İşte yedi uzun yıl FETÖ’cüleri ekranlarında ağırladılar. FETÖ’cü sapıklarla aynı ekranda aynı bardaktan su içtiler aynı tuvalete gittiler ve sabahlara kadar FETÖ’cülerin sözünü kesmeye cesaretleri yetmedi, bir ordu bir hukuk bürokrasisi bir memleket işte böyle mahvoldu.

Etnikmezhep tartışmalarıyla ülke kaosa anarşiye belirsizliğe iç savaşa işte bu şirketlersunucuyumuşak sırnaşık muhaliflerle ekranda kurulan bu bermuda şeytan üçgeni yüzünden geldi.

Ağır kokusundan komşuların belediyeye haber verdiği çürümüş cesetleri bizler her Allah’ın akşamı ekranlarda ağırlıyoruz.

Manavın dahi müşteriye ayıp olur diye parasına kıyıp çöpe attığı kelek kavunları biz her akşam ekranlarda ağırlıyoruz.

Sanki ağızlarında gizli bir sakız çiğniyormuş gibi yüzsüz yılışık ifadelerle..
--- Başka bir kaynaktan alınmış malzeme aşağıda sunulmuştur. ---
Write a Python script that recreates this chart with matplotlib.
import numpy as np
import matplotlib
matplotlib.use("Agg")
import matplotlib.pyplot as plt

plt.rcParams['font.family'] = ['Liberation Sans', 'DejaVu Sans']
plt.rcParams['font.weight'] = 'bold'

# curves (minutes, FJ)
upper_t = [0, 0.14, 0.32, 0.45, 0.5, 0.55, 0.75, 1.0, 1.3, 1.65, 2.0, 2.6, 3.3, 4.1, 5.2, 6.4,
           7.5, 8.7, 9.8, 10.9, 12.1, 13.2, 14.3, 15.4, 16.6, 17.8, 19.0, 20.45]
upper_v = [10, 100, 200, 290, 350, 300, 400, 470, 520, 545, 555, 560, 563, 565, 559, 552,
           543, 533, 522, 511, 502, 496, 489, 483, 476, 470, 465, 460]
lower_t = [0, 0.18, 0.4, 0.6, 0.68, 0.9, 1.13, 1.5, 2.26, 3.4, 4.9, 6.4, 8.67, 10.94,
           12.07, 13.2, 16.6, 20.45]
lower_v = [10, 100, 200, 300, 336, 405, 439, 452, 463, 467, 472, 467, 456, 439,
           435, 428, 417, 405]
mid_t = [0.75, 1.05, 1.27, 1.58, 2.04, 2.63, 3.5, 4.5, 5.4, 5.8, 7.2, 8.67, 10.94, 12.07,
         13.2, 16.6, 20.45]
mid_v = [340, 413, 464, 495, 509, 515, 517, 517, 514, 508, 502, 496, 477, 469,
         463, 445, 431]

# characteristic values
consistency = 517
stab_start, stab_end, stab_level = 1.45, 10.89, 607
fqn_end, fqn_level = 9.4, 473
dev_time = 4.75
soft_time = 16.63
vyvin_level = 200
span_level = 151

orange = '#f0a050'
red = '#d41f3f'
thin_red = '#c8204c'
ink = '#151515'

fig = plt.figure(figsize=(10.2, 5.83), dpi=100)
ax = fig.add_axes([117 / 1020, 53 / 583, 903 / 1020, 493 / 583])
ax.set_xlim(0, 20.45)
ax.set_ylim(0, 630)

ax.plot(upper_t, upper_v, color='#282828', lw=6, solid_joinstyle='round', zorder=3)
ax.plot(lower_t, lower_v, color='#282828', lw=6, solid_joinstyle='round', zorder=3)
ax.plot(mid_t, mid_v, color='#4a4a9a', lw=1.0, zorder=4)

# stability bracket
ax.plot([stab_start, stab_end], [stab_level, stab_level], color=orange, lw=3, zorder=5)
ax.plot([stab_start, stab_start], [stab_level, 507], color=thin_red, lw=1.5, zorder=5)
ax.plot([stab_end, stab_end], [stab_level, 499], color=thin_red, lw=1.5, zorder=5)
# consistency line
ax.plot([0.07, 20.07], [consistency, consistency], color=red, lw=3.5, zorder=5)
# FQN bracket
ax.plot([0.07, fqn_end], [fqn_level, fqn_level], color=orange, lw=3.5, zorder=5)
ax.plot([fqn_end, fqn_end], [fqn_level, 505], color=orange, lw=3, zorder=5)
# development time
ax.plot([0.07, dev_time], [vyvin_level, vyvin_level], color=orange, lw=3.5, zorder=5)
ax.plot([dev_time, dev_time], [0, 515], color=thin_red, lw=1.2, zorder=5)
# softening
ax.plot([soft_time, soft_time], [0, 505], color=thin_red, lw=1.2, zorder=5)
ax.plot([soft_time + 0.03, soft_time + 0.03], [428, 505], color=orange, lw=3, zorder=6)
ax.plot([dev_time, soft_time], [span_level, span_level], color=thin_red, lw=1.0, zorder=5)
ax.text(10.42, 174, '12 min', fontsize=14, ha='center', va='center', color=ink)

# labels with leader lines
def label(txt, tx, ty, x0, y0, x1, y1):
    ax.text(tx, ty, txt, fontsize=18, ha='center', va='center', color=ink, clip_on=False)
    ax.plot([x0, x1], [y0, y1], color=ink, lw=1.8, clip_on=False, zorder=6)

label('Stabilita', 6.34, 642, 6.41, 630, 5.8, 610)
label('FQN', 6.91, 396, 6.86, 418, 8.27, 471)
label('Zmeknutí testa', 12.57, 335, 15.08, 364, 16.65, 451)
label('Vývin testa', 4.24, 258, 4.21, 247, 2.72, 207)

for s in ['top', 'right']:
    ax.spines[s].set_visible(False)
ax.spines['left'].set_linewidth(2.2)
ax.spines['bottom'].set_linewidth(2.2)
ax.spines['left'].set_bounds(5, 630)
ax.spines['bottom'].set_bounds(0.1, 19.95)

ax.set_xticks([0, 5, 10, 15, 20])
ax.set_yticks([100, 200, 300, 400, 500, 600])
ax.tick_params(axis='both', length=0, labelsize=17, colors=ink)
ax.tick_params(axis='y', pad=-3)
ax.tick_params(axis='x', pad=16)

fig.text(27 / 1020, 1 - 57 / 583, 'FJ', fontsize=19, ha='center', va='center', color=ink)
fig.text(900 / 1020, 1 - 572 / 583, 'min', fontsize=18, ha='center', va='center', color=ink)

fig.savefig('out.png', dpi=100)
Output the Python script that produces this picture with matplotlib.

Ve iştahsız bakışlar ve dünyayı biz kuruyoruz havalarıyla ve güya ifade özgürlüğüne yaslanıp ona buna yasaya hukuka meydan okuyan arsızlıklarıyla, her akşam ekrandalar, evet, Türkiye’nin yüzü bunlar.

Sinsi, hesapçı, proje kadınlar ey memleket gözleriniz açık sizi her akşam uyutanlar, uykunuzda size kabuslar yaşatanlar, memleketinizin hukukunu paramparça edenler, birliğinize esenliğinize toprak bütünlüğünüze meydan okuyanlar, işte, Türkiye’nin yüzü, Habertürk ekranı!

Disleksi hastası gibi iki kelimeyi yan yana getiremeyen kafaları yürekleri vicdanları  alınmış insanlar.

Bunca uzun tartışmalara rağmen bir cümlenin dahi tümüne hakim olamamış bomboş kozmetik sanayiyle boyanmış tangur tungur teneke suratlar!

Allah’tan memlekette çok beyfendi aşırı beyfendi bolca miktarda ‘muhalif’ var, ki, bu boyanmış tenekelere her akşam sırf kendi siyasi şöhretleri için nezaketle katlanıyorlar?

Bu spikerlerin bakışlarına siz de bakın, kameraya sanki, organ kusuru olan ucube suratlı insanların yüzüne bakıyormuş gibi kaçak bakışları derinliğine iyice çözün. Türkiye çok kötü, anayasası çok kötü, hukuku çok kötü, ama yine iyisiniz çünkü ‘ben çok güzelim’ bakışları!

Ve pisliklerinin neticesini gösteren çok çarpıcı haberlere geliyor sıra, ‘bugün üç şehidimiz var’ haberini okuyunca yüzünde duygular kendini ele veriyor, karmakarışık şeytani bakışları sinsi projelerinin büyük başarısı olarak yanlarına kalıyor. Üç şehidimiz var, ama üzülmeyin millet en güzel yine benim, bakışları.

Çünkü ekrana çıkmak bu hastalar için zirveye çıkmak.

SİMA HER ŞEYDİR

Sinsi insanların hesaplı ifadeleri simalarına vurur. Sima her şeydir, ayna gibi bütün duyguları faş eder. Haberlerde, üç şehidimiz var, ama olsun, liseden arkadaşlarım mahalleden komşularım, içinizde sadece her akşam ekranda benim nasıl makyajım güzel olmuş mu diye bağırırken suçüstü yakalanan kitap gibi okunan Sima!

Ses, teknoloji, makyaj, hepsini parayla torpille almak mümkün, ancak, Sima’yı yaratan Allah’tır, Allah rezilliği sevinci acıyı üç kağıdı hinliği her şeyi gösterendir!

Sima, Allah’ın aynasıdır, boyayla makyajla torpille değil, merhametle sevinçle vicdanla saf temiz duygularla yere göre kendini her yana gösterir.

Görülmeyeni gösteren boyanıp gizleneni faş eden ey Allah’ın aynası Sima, kanıt sensin belge sensin hakikat sensin, ey sima sen nelere kadirsin!